Miers, a longtime Bush confidante who has never been a judge, was nominated to replace retiring Justice Sandra Day O’Connor. The nomination has troubled some conservatives who say it was a risky choice because Miers was a blank slate on issues such as abortion and gay rights.

Democrats, too, have expressed concerns about whether the current White House counsel could sever her close ties to Bush and rule independently once she were on the bench.

“The hearings will be make or break for Harriet Miers in a way they haven’t been for any other nominee,” Schumer said on NBC’s “Meet the Press.” “She’ll have to do very well there. She has a tough road to hoe.”

Sen. Kay Bailey Hutchison, R-Texas, rejected suggestions that the White House was considering whether to withdraw Miers’ nomination. Hutchison said the former Dallas lawyer is highly qualified and deserves to present her case. Confirmation hearings are set to begin Nov. 7.

“She is the only one whose entire career is in private practice,” Hutchison said, in contrast to the current justices. “I can’t imagine not having someone with practical real-world experience.”

Sens. Sam Brownback, R-Kan., and Lindsey Graham, R-S.C., have asked the White House to release more information on the nonlegal work Miers has performed there over the past five years.

Brownback, a Judiciary Committee member, cited concerns he had about Miers’ views on affirmative action following reports that she supported diversity and numerical set-asides when she was president of the State Bar of Texas.

“I do think we’re going to have to see more information — not attorney-client privilege type information, but more information of the work product that she was involved with at the White House that was not of a legal nature but that’s of a policy nature,” Brownback told “Fox News Sunday.”

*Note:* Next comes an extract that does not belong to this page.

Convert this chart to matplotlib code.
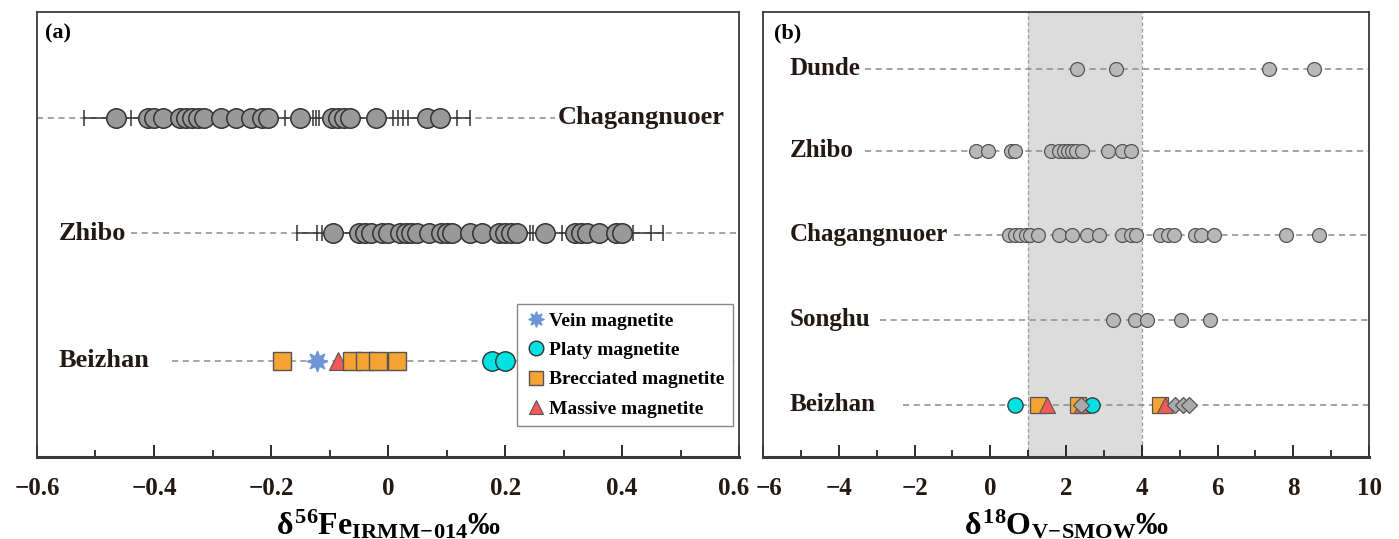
import numpy as np
import matplotlib as mpl
import matplotlib.pyplot as plt
import matplotlib.transforms as mtrans

plt.rcParams['font.family'] = ['Liberation Serif', 'DejaVu Serif']
plt.rcParams['font.weight'] = 'bold'
plt.rcParams['mathtext.fontset'] = 'custom'
plt.rcParams['mathtext.rm'] = 'Liberation Serif:bold'
plt.rcParams['mathtext.bf'] = 'Liberation Serif:bold'
plt.rcParams['mathtext.it'] = 'Liberation Serif:bold'

# ---- Daten (a): d56Fe ----
cha_fe = [-0.465, -0.41, -0.40, -0.385, -0.355, -0.345, -0.335, -0.325, -0.315, -0.285,
          -0.26, -0.235, -0.215, -0.205, -0.15, -0.095, -0.085, -0.075, -0.065, -0.02,
          0.067, 0.089]
cha_fe_ticks = [-0.52, -0.44, -0.176, -0.128, -0.123, -0.118, 0.008, 0.017, 0.026, 0.034,
                0.118, 0.14]
zhi_fe = [-0.094, -0.05, -0.04, -0.03, -0.01, 0.0, 0.02, 0.03, 0.04, 0.05, 0.07, 0.09,
          0.10, 0.11, 0.14, 0.16, 0.19, 0.20, 0.21, 0.22, 0.268, 0.32, 0.33, 0.34, 0.36,
          0.39, 0.40]
zhi_fe_ticks = [-0.155, -0.121, -0.113, 0.243, 0.248, 0.297, 0.419, 0.45, 0.47]
bei_vein = [-0.122]
bei_platy = [0.178, 0.20]
bei_brecc = [-0.181, -0.062, -0.039, -0.017, 0.015]
bei_massive = [-0.085, -0.003]

# ---- Daten (b): d18O ----
dunde_o = [2.3, 3.32, 7.36, 8.55]
zhibo_o = [-0.37, -0.05, 0.55, 0.66, 1.61, 1.82, 1.95, 2.06, 2.16, 2.27, 2.43, 3.11, 3.48, 3.72]
cha_o = [0.5, 0.66, 0.79, 0.95, 1.06, 1.27, 1.82, 2.16, 2.56, 2.87, 3.48, 3.72, 3.85,
         4.49, 4.7, 4.85, 5.4, 5.55, 5.9, 7.8, 8.68]
songhu_o = [3.25, 3.83, 4.14, 5.04, 5.8]
bei_o_platy = [0.66, 2.69]
bei_o_brecc = [1.25, 2.32, 4.49]
bei_o_massive = [1.5, 2.43, 4.6]
bei_o_other = [2.4, 4.88, 5.09, 5.25]

c_vein = '#6f95d6'
c_platy = '#00e1e1'
c_brecc = '#f5a332'
c_mass = '#f25a5a'
dash = dict(ls=(0, (4, 3)), color='#8a8a8a', lw=1.1, zorder=1)
star8 = (8, 1, 0)

fig = plt.figure(figsize=(13.99, 5.39), dpi=100)
ax1 = fig.add_axes([0.0264, 0.152, 0.502, 0.826])
ax2 = fig.add_axes([0.5454, 0.152, 0.4332, 0.826])

# Panel a
ax1.set_xlim(-0.6, 0.6)
ax1.set_ylim(0, 1)
y_cha, y_zhi, y_bei = 0.762, 0.503, 0.216

ax1.plot([-0.6, 0.285], [y_cha]*2, **dash)
ax1.plot([min(cha_fe_ticks), max(cha_fe_ticks)], [y_cha]*2, color='#333333', lw=1.1, zorder=2)
ax1.plot(cha_fe_ticks, [y_cha]*len(cha_fe_ticks), '|', color='#333333', ms=11, mew=1.1, zorder=2)
ax1.plot(cha_fe, [y_cha]*len(cha_fe), 'o', mfc='#999999', mec='#333333', mew=1.1, ms=14, zorder=3)
ax1.text(0.575, y_cha, 'Chagangnuoer', ha='right', va='center', fontsize=19, fontweight='bold', color='#231815')

ax1.plot([-0.44, 0.6], [y_zhi]*2, **dash)
ax1.plot([min(zhi_fe_ticks), max(zhi_fe_ticks)], [y_zhi]*2, color='#333333', lw=1.1, zorder=2)
ax1.plot(zhi_fe_ticks, [y_zhi]*len(zhi_fe_ticks), '|', color='#333333', ms=11, mew=1.1, zorder=2)
ax1.plot(zhi_fe, [y_zhi]*len(zhi_fe), 'o', mfc='#999999', mec='#333333', mew=1.1, ms=14, zorder=3)
ax1.text(-0.563, y_zhi, 'Zhibo', ha='left', va='center', fontsize=19, fontweight='bold', color='#231815')

ax1.plot([-0.37, 0.6], [y_bei]*2, **dash)
ax1.text(-0.563, y_bei, 'Beizhan', ha='left', va='center', fontsize=19, fontweight='bold', color='#231815')
h_vein, = ax1.plot(bei_vein, [y_bei], marker=star8, color=c_vein, ms=15, mec=c_vein, zorder=3, ls='none')
h_platy, = ax1.plot(bei_platy, [y_bei]*2, 'o', mfc=c_platy, mec='#333333', ms=14, mew=1, zorder=3, ls='none')
h_mass, = ax1.plot(bei_massive, [y_bei]*2, '^', mfc=c_mass, mec='#555555', ms=13, mew=0.8, zorder=3, ls='none')
h_brecc, = ax1.plot(bei_brecc, [y_bei]*len(bei_brecc), 's', mfc=c_brecc, mec='#555555', ms=13, mew=1, zorder=4, ls='none')

leg = ax1.legend([h_vein, h_platy, h_brecc, h_mass],
                 ['Vein magnetite', 'Platy magnetite', 'Brecciated magnetite', 'Massive magnetite'],
                 loc='lower right', bbox_to_anchor=(0.997, 0.06), fontsize=14, labelspacing=0.6,
                 handletextpad=0.1, handlelength=1.1, borderpad=0.45, borderaxespad=0.2,
                 fancybox=False, edgecolor='#888888', framealpha=1, markerscale=0.75)
leg.get_frame().set_linewidth(1.0)

ax1.xaxis.set_major_locator(mpl.ticker.MultipleLocator(0.2))
ax1.xaxis.set_minor_locator(mpl.ticker.MultipleLocator(0.1))
ax1.xaxis.set_major_formatter(mpl.ticker.FuncFormatter(lambda v, p: '0' if abs(v) < 1e-9 else ('%.1f' % v).replace('-', '\u2212')))
ax1.set_xlabel(r'$\delta^{56}$Fe$_{\mathrm{IRMM\!-\!014}}$‰', fontsize=23, fontweight='bold', labelpad=6)
ax1.text(0.012, 0.975, '(a)', transform=ax1.transAxes, ha='left', va='top', fontsize=16, fontweight='bold')

# Panel b
ax2.set_xlim(-6, 10)
ax2.set_ylim(0, 1)
ax2.axvspan(1, 4, color='#dcdcdc', zorder=0, lw=0)
ax2.axvline(1, color='#999999', ls=(0, (3, 2)), lw=0.9, zorder=0.5)
ax2.axvline(4, color='#999999', ls=(0, (3, 2)), lw=0.9, zorder=0.5)

rows_b = [('Dunde', dunde_o, 0.872, -3.3),
          ('Zhibo', zhibo_o, 0.688, -3.3),
          ('Chagangnuoer', cha_o, 0.499, -0.95),
          ('Songhu', songhu_o, 0.308, -2.9)]
for name, vals, yy, x0 in rows_b:
    ax2.plot([x0, 10], [yy]*2, **dash)
    ax2.plot(vals, [yy]*len(vals), 'o', mfc='#b8b8b8', mec='#555555', mew=0.9, ms=10, zorder=3, ls='none')
    ax2.text(-5.3, yy, name, ha='left', va='center', fontsize=18, fontweight='bold', color='#231815')

y_b = 0.117
ax2.plot([-2.3, 10], [y_b]*2, **dash)
ax2.text(-5.3, y_b, 'Beizhan', ha='left', va='center', fontsize=18, fontweight='bold', color='#231815')
ax2.plot(bei_o_brecc, [y_b]*len(bei_o_brecc), 's', mfc=c_brecc, mec='#555555', ms=11, mew=0.9, zorder=3, ls='none')
ax2.plot(bei_o_massive, [y_b]*len(bei_o_massive), '^', mfc=c_mass, mec='#555555', ms=11, mew=0.8, zorder=4, ls='none')
ax2.plot(bei_o_platy, [y_b]*len(bei_o_platy), 'o', mfc=c_platy, mec='#333333', ms=11, mew=0.9, zorder=4, ls='none')
ax2.plot(bei_o_other, [y_b]*len(bei_o_other), 'D', mfc='#aaaaaa', mec='#555555', ms=8.5, mew=0.9, zorder=5, ls='none')

ax2.xaxis.set_major_locator(mpl.ticker.FixedLocator([-6, -4, -2, 0, 2, 4, 6, 8, 10]))
ax2.xaxis.set_minor_locator(mpl.ticker.MultipleLocator(1))
ax2.xaxis.set_major_formatter(mpl.ticker.FuncFormatter(lambda v, p: ('%d' % v).replace('-', '\u2212')))
ax2.set_xlabel(r'$\delta^{18}$O$_{\mathrm{V\!-\!SMOW}}$‰', fontsize=23, fontweight='bold', labelpad=6)
ax2.text(0.018, 0.975, '(b)', transform=ax2.transAxes, ha='left', va='top', fontsize=16, fontweight='bold')
ax1.xaxis.set_major_locator(mpl.ticker.FixedLocator([-0.6, -0.4, -0.2, 0, 0.2, 0.4, 0.6]))

for ax in (ax1, ax2):
    ax.set_yticks([])
    for s in ax.spines.values():
        s.set_color('#3a3a3a')
        s.set_linewidth(1.3)
    ax.spines['bottom'].set_linewidth(2.2)
    ax.tick_params(axis='x', which='major', direction='in', length=9, width=1.3, labelsize=18, pad=14, colors='#231815')
    ax.tick_params(axis='x', which='minor', direction='in', length=5, width=1.1)
    for lab in ax.get_xticklabels():
        lab.set_fontweight('bold')

# Randlabels etwas auseinanderschieben, damit 0.6 und -6 sich nicht beruehren
fig.canvas.draw()
t_last = ax1.xaxis.get_major_ticks()[-1].label1
t_last.set_transform(t_last.get_transform() + mtrans.ScaledTranslation(-6/100, 0, fig.dpi_scale_trans))
t_first = ax2.xaxis.get_major_ticks()[0].label1
t_first.set_transform(t_first.get_transform() + mtrans.ScaledTranslation(6/100, 0, fig.dpi_scale_trans))

fig.savefig('out.png', dpi=100)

Vermont Sen. Patrick Leahy, the ranking Democrat on the committee, agreed. “The president has based that decision based on what he’s seen her do in the White House. We ought to at least know what she did in the White House,” he said.

The head of the Democratic National Committee, Howard Dean, said it was his guess that Miers would not be confirmed if the White House failed to provide the request documents.

“We have no idea what this woman’s record is about. She’s obviously an accomplished attorney. The question is what does she believe. We have no idea,” Dean told ABC’s “This Week.”

“We’ve got to see what she wrote for the president when she was his legal counsel,” he said.